WILMINGTON, N.C. (WECT) – Blue crab harvest limits proposed by the North Carolina Division of Marine Fisheries could increase seafood prices for Cape Fear area customers, according to local restaurant owners.
The state agency proposed the limits because officials say the blue crab population is declining. The restrictions were scheduled for a vote at the division’s November meeting but were removed from the agenda by the chairman.
However, many in the crabbing industry said they don’t think the issue is fully “dead in the water.”
“I am 1,000% sure it’s going to come back up next year,” said an advisor for the North Carolina Coastal Counties Fisheries Coalition, Steve House.
Under the proposed changes, commercial crabbers in southeastern North Carolina would be limited to harvesting 15 bushels per trip during the fall season. Commercial crabbers currently harvest close to 50 bushels per trip on average.
Sam Romano, co-owner of Seaview Crab Company in Wilmington, said the limits would affect his business. Price increases would be inevitable if the limits pass.
“People come in here specifically for crabs, so we try to have them pretty much year around,” Romano said. “If we were cut back, invariably prices would go up.”
Romano said he believes most of the crabbing industry opposes the proposed restrictions.

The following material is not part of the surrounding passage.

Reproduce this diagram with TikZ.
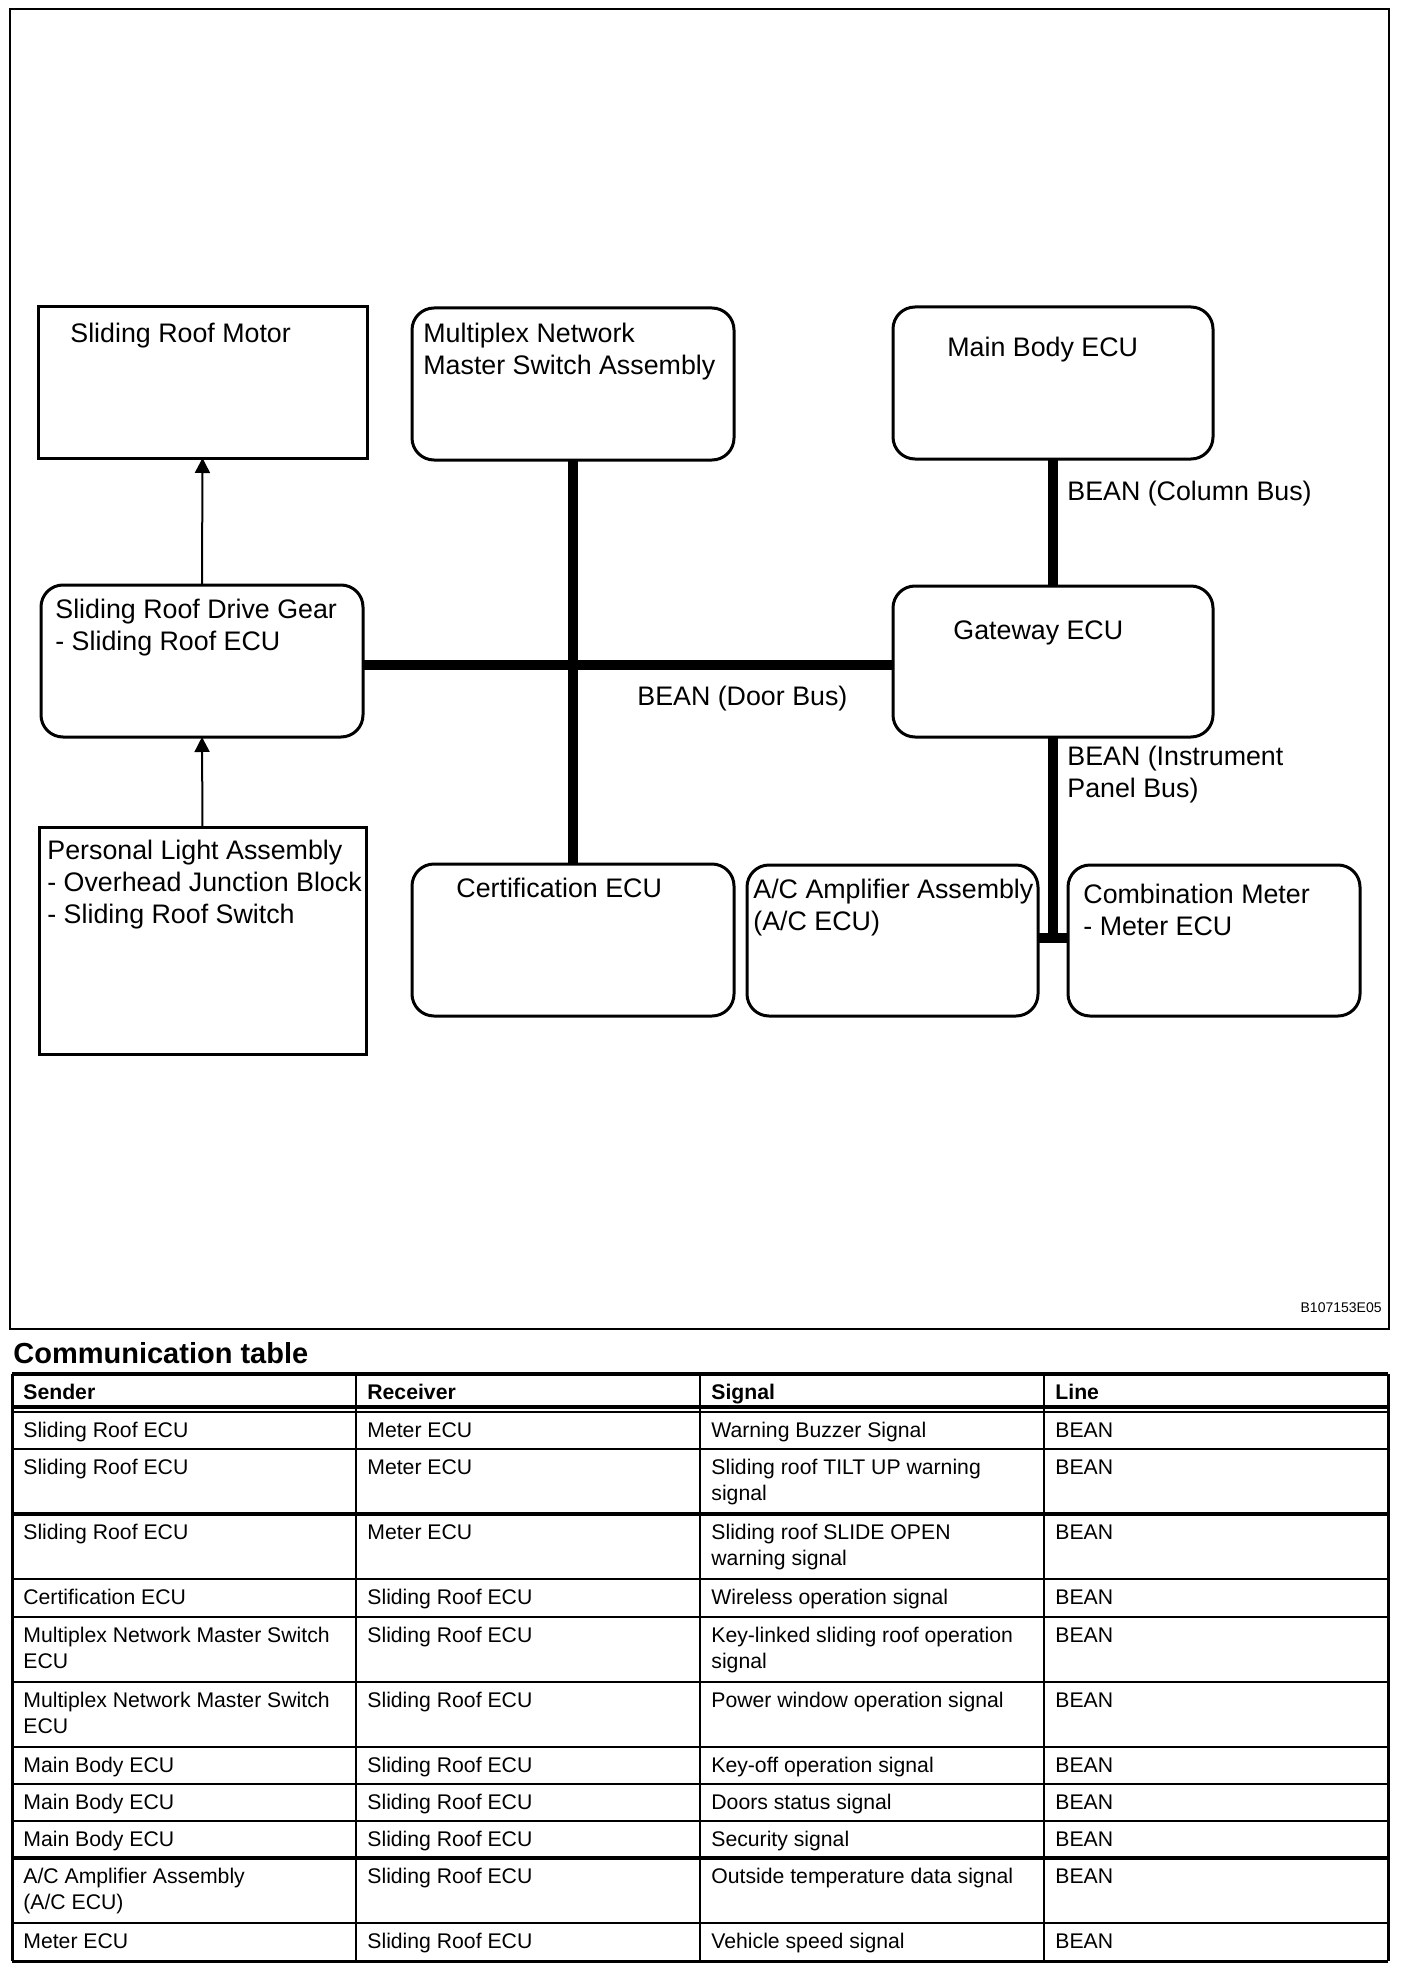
\documentclass[tikz,border=0pt]{standalone}
\usepackage{fontspec}
\setmainfont{Liberation Sans}
\usetikzlibrary{arrows.meta,positioning}

\begin{document}
\begin{tikzpicture}[x=0.5pt, y=-0.5pt,
    box/.style={draw, line width=1.5pt, inner sep=0pt, outer sep=0pt},
    ecu/.style={box, rounded corners=11pt},
    txt/.style={inner sep=0pt, anchor=base west, align=left, font=\fontsize{13.4}{16}\selectfont},
    bus/.style={line width=5pt},
    sig/.style={line width=1pt, -{Triangle[length=7.5pt,width=7.5pt]}},
    cell/.style={inner sep=0pt, anchor=base west, align=left, font=\fontsize{10.6}{13}\selectfont},
    head/.style={cell, font=\fontsize{10.6}{13}\selectfont\bfseries},
    rule/.style={line width=1pt},
    heavyrule/.style={line width=2pt}
        ]

    \path [use as bounding box] (0,0) rectangle (1408,1974);

    % outer frame of the diagram
    \draw [line width=1pt] (10,9) rectangle (1389,1329);

    % units
    \node [box, minimum width=164.5pt, minimum height=75.5pt] (motor) at (202.5,382.5) {};
    \node [ecu, minimum width=161pt, minimum height=76pt] (mpx) at (573,384) {};
    \node [ecu, minimum width=160pt, minimum height=76pt] (mb) at (1053,383) {};
    \node [ecu, minimum width=161pt, minimum height=76pt] (drive) at (202,661) {};
    \node [ecu, minimum width=160pt, minimum height=75.5pt] (gw) at (1053,661.5) {};
    \node [box, minimum width=163.5pt, minimum height=113.5pt] (pla) at (202.5,940.5) {};
    \node [ecu, minimum width=161pt, minimum height=76pt] (cert) at (573,940) {};
    \node [ecu, minimum width=145.5pt, minimum height=75.5pt] (ac) at (892.5,940.5) {};
    \node [ecu, minimum width=146pt, minimum height=75.5pt] (comb) at (1214,940.5) {};

    % texts (multi-line: coordinate is the baseline of the last line)
    \node [txt] (tmotor) at (70,343) {Sliding Roof Motor};
    \node [txt] (tmpx) at (423,374) {Multiplex Network\\Master Switch Assembly};
    \node [txt] (tmb) at (947,357) {Main Body ECU};
    \node [txt] (tdrive) at (55,650) {Sliding Roof Drive Gear\\- Sliding Roof ECU};
    \node [txt] (tgw) at (953,639) {Gateway ECU};
    \node [txt] (tpla) at (47,923) {Personal Light Assembly\\- Overhead Junction Block\\- Sliding Roof Switch};
    \node [txt] (tcert) at (456,897) {Certification ECU};
    \node [txt] (tac) at (753,930) {A/C Amplifier Assembly\\(A/C ECU)};
    \node [txt] (tcomb) at (1083,935) {Combination Meter\\- Meter ECU};

    % bus lines
    \coordinate (door) at (573,665);
    \coordinate (ipjoin) at (1053,937.5);
    \coordinate (ipend) at (1053,942.5);

    \draw [bus] (drive.east |- door) -- (gw.west |- door);
    \draw [bus] (mpx.south) -- (cert.north);
    \draw [bus] (mb.south) -- (gw.north);
    \draw [bus] (gw.south) -- (ipend);
    \draw [bus] (ac.east |- ipjoin) -- (comb.west |- ipjoin);

    \node [txt] (ldoor) at (637,705) {BEAN (Door Bus)};
    \node [txt] (lcol) at (1067,500) {BEAN (Column Bus)};
    \node [txt] (lip) at (1067,797) {BEAN (Instrument\\Panel Bus)};

    % direct wires
    \draw [sig] (drive.north) -- (motor.south);
    \draw [sig] (pla.north) -- (drive.south);

    \node [inner sep=0pt, anchor=base east, font=\fontsize{7}{8}\selectfont] (code) at (1382,1312) {B107153E05};

    % communication table
    \node [inner sep=0pt, anchor=base west, font=\fontsize{14.5}{17}\selectfont\bfseries] (title) at (13,1363) {Communication table};

    \draw [heavyrule] (12,1374) -- (1388,1374);
    \draw [heavyrule] (12,1407) -- (1388,1407);
    \draw [rule] (12,1412) -- (1388,1412);
    \foreach \y in {1449,1579,1617,1682,1747,1784,1821,1923}
        \draw [rule] (12,\y) -- (1388,\y);
    \foreach \y in {1514,1858}
        \draw [heavyrule] (12,\y) -- (1388,\y);
    \draw [line width=1.5pt] (12,1961) -- (1388,1961);
    \foreach \x in {356,700,1044}
        \draw [rule] (\x,1374) -- (\x,1961);
    \draw [line width=1.5pt] (12,1374) -- (12,1961);
    \draw [line width=1.5pt] (1388,1374) -- (1388,1961);

    \node [head] (hsnd) at (23,1399) {Sender};
    \node [head] (hrcv) at (367,1399) {Receiver};
    \node [head] (hsig) at (711,1399) {Signal};
    \node [head] (hln) at (1055,1399) {Line};

    \node [cell] (snd1) at (23,1437) {Sliding Roof ECU};
    \node [cell] (rcv1) at (367,1437) {Meter ECU};
    \node [cell] (sig1) at (711,1437) {Warning Buzzer Signal};
    \node [cell] (ln1) at (1055,1437) {BEAN};

    \node [cell] (snd2) at (23,1474) {Sliding Roof ECU};
    \node [cell] (rcv2) at (367,1474) {Meter ECU};
    \node [cell] (sig2) at (711,1500) {Sliding roof TILT UP warning\\signal};
    \node [cell] (ln2) at (1055,1474) {BEAN};

    \node [cell] (snd3) at (23,1539) {Sliding Roof ECU};
    \node [cell] (rcv3) at (367,1539) {Meter ECU};
    \node [cell] (sig3) at (711,1565) {Sliding roof SLIDE OPEN\\warning signal};
    \node [cell] (ln3) at (1055,1539) {BEAN};

    \node [cell] (snd4) at (23,1604) {Certification ECU};
    \node [cell] (rcv4) at (367,1604) {Sliding Roof ECU};
    \node [cell] (sig4) at (711,1604) {Wireless operation signal};
    \node [cell] (ln4) at (1055,1604) {BEAN};

    \node [cell] (snd5) at (23,1668) {Multiplex Network Master Switch\\ECU};
    \node [cell] (rcv5) at (367,1642) {Sliding Roof ECU};
    \node [cell] (sig5) at (711,1668) {Key-linked sliding roof operation\\signal};
    \node [cell] (ln5) at (1055,1642) {BEAN};

    \node [cell] (snd6) at (23,1733) {Multiplex Network Master Switch\\ECU};
    \node [cell] (rcv6) at (367,1707) {Sliding Roof ECU};
    \node [cell] (sig6) at (711,1707) {Power window operation signal};
    \node [cell] (ln6) at (1055,1707) {BEAN};

    \node [cell] (snd7) at (23,1772) {Main Body ECU};
    \node [cell] (rcv7) at (367,1772) {Sliding Roof ECU};
    \node [cell] (sig7) at (711,1772) {Key-off operation signal};
    \node [cell] (ln7) at (1055,1772) {BEAN};

    \node [cell] (snd8) at (23,1809) {Main Body ECU};
    \node [cell] (rcv8) at (367,1809) {Sliding Roof ECU};
    \node [cell] (sig8) at (711,1809) {Doors status signal};
    \node [cell] (ln8) at (1055,1809) {BEAN};

    \node [cell] (snd9) at (23,1846) {Main Body ECU};
    \node [cell] (rcv9) at (367,1846) {Sliding Roof ECU};
    \node [cell] (sig9) at (711,1846) {Security signal};
    \node [cell] (ln9) at (1055,1846) {BEAN};

    \node [cell] (snd10) at (23,1909) {A/C Amplifier Assembly\\(A/C ECU)};
    \node [cell] (rcv10) at (367,1883) {Sliding Roof ECU};
    \node [cell] (sig10) at (711,1883) {Outside temperature data signal};
    \node [cell] (ln10) at (1055,1883) {BEAN};

    \node [cell] (snd11) at (23,1948) {Meter ECU};
    \node [cell] (rcv11) at (367,1948) {Sliding Roof ECU};
    \node [cell] (sig11) at (711,1948) {Vehicle speed signal};
    \node [cell] (ln11) at (1055,1948) {BEAN};

\end{tikzpicture}
\end{document}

“Probably zero crabbers really would be behind something like this because it is quite a change for us to deal with,” he said. “When you chip away at us slowly, we call it the death of a thousand cuts. We’ve faced so many different rules and impactful decisions as fisherman that it just seems like it’s just more on top of us.”
Romano said it’s these restrictions that are also discouraging younger generations from getting involved in the fishing and crabbing industries. House agreed.
“If you look across the board, mainly our youngest fishermen that are out there commercial fishing are well in their forties,” House said.
House said the coalition believes other factors contribute to declining blue crab populations, including water quality, natural predators and even invasive species like the blue gill catfish. They do not believe overfishing is the primary cause.
“We’ve asked them [Division of Marine Fisheries] time and time again, have your biologists come on the boats with our fishermen and our crabbers and we’ll show you what’s going on out there because what they’re saying in their data does not meet what our fishermen and crabbers are seeing on the water,” House said. “It’s not an overfishing situation. It’s more of a water quality situation. If they actually did water quality situation testing, they would see it’s not our fishermen just pulling crabs out of the water.”
He also questions their data that points to the population declining.
“Where they’re basing their information on is a stock assessment that was done in 2016,” House said. “And they’ve done stock assessments since then. However, those stock assessments did not meet peer review.”
WECT reached out to the North Carolina Division of Marine Fisheries, but did not hear back by publication.